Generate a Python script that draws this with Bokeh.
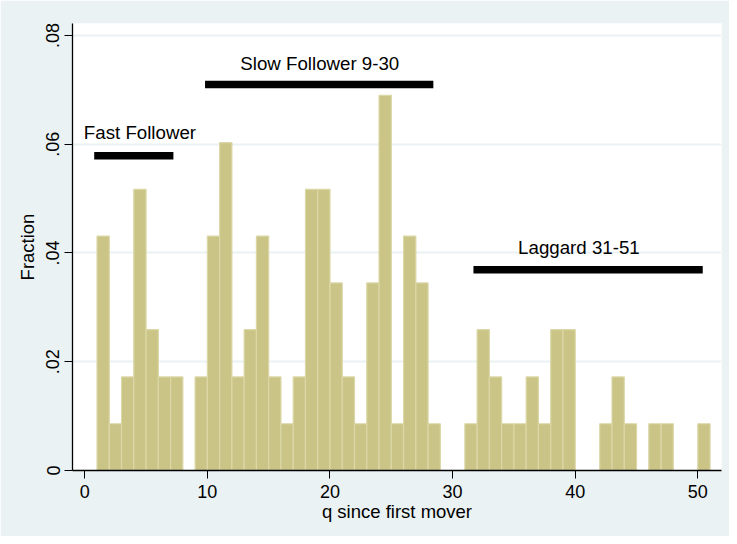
from bokeh.plotting import figure
from bokeh.models import Range1d, FixedTicker, ColumnDataSource
from bokeh.core.properties import value
from bokeh.embed import file_html
from bokeh.resources import INLINE

# Histogram bins (left edges, width 1) and fractions
bin_left = [1, 2, 3, 4, 5, 6, 7, 8, 9, 10,
            11, 12, 13, 14, 15, 16, 17, 18, 19, 20,
            21, 22, 23, 24, 25, 26, 27, 28, 29, 30,
            31, 32, 33, 34, 35, 36, 37, 38, 39, 40,
            41, 42, 43, 44, 45, 46, 47, 48, 49, 50]
bin_right = [2, 3, 4, 5, 6, 7, 8, 9, 10, 11,
             12, 13, 14, 15, 16, 17, 18, 19, 20, 21,
             22, 23, 24, 25, 26, 27, 28, 29, 30, 31,
             32, 33, 34, 35, 36, 37, 38, 39, 40, 41,
             42, 43, 44, 45, 46, 47, 48, 49, 50, 51]
fraction = [0.0431, 0.0086, 0.0172, 0.0517, 0.0259, 0.0172, 0.0172, 0.0, 0.0172, 0.0431,
            0.0603, 0.0172, 0.0259, 0.0431, 0.0172, 0.0086, 0.0172, 0.0517, 0.0517, 0.0345,
            0.0172, 0.0086, 0.0345, 0.0690, 0.0086, 0.0431, 0.0345, 0.0086, 0.0, 0.0,
            0.0086, 0.0259, 0.0172, 0.0086, 0.0086, 0.0172, 0.0086, 0.0259, 0.0259, 0.0,
            0.0, 0.0086, 0.0172, 0.0086, 0.0, 0.0086, 0.0086, 0.0, 0.0, 0.0086]

# Group annotation bars and labels
group_x0 = [0.77, 9.81, 31.7]
group_x1 = [7.23, 28.43, 50.4]
group_y = [0.0579, 0.0710, 0.0369]
label_text = ["Fast Follower", "Slow Follower 9-30", "Laggard 31-51"]
label_x = [4.5, 19.17, 40.3]
label_y = [0.0621, 0.0748, 0.0410]

x_ticks = [0, 10, 20, 30, 40, 50]
y_ticks = [0, 0.02, 0.04, 0.06, 0.08]
y_tick_labels = ["0", ".02", ".04", ".06", ".08"]

FONT = "Liberation Sans"
BG = "#EAF2F3"

p = figure(width=729, height=536, output_backend="svg", toolbar_location=None,
           x_range=Range1d(-1.0, 51.93), y_range=Range1d(0, 0.0822),
           min_border_left=72, min_border_right=8, min_border_top=23, min_border_bottom=66)
p.border_fill_color = BG
p.background_fill_color = "white"
p.outline_line_color = None

bars = ColumnDataSource(dict(left=bin_left, right=bin_right, top=fraction))
p.quad(left="left", right="right", bottom=0, top="top", source=bars,
       fill_color="#CBC487", line_color="#DBD7A7", line_width=1.2)

seg = ColumnDataSource(dict(x0=group_x0, x1=group_x1, y=group_y))
p.segment(x0="x0", y0="y", x1="x1", y1="y", source=seg,
          line_color="black", line_width=7.5, line_cap="butt")

lab = ColumnDataSource(dict(x=label_x, y=label_y, t=label_text))
p.text(x="x", y="y", text="t", source=lab, text_align="center", text_baseline="middle",
       text_font=value(FONT), text_font_size="18.7px", text_color="black")

# Axes
p.xaxis.ticker = FixedTicker(ticks=x_ticks)
p.yaxis.ticker = FixedTicker(ticks=y_ticks)
p.yaxis.major_label_overrides = {t: l for t, l in zip(y_ticks, y_tick_labels)}
p.yaxis.major_label_orientation = "vertical"
for ax in (p.xaxis, p.yaxis):
    ax.axis_line_color = "black"
    ax.axis_line_width = 1.3
    ax.major_tick_line_color = "black"
    ax.major_tick_out = 8
    ax.major_tick_in = 0
    ax.minor_tick_line_color = None
    ax.major_label_text_font = FONT
    ax.major_label_text_font_size = "18px"
    ax.major_label_text_color = "black"
    ax.axis_label_text_font = FONT
    ax.axis_label_text_font_size = "18.5px"
    ax.axis_label_text_font_style = "normal"
    ax.axis_label_text_color = "black"
p.xaxis.axis_label = "q since first mover"
p.yaxis.axis_label = "Fraction"
p.xaxis.major_label_standoff = 6
p.xaxis.axis_label_standoff = 0
p.yaxis.major_label_standoff = 5
p.yaxis.axis_label_standoff = 6

p.xgrid.grid_line_color = None
p.ygrid.grid_line_color = BG
p.ygrid.grid_line_width = 2

open("out.html", "w").write(file_html(p, INLINE))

■ ■ ■ ■ ■

◆ What this task involves
Restate exactly, please, only the lines between the start of the data and the line containing "from bokeh.resources import INLINE", both ends included, skipping the pictures.

◆ Answer for this exercise
Generate a Python script that draws this with Bokeh.
from bokeh.plotting import figure
from bokeh.models import Range1d, FixedTicker, ColumnDataSource
from bokeh.core.properties import value
from bokeh.embed import file_html
from bokeh.resources import INLINE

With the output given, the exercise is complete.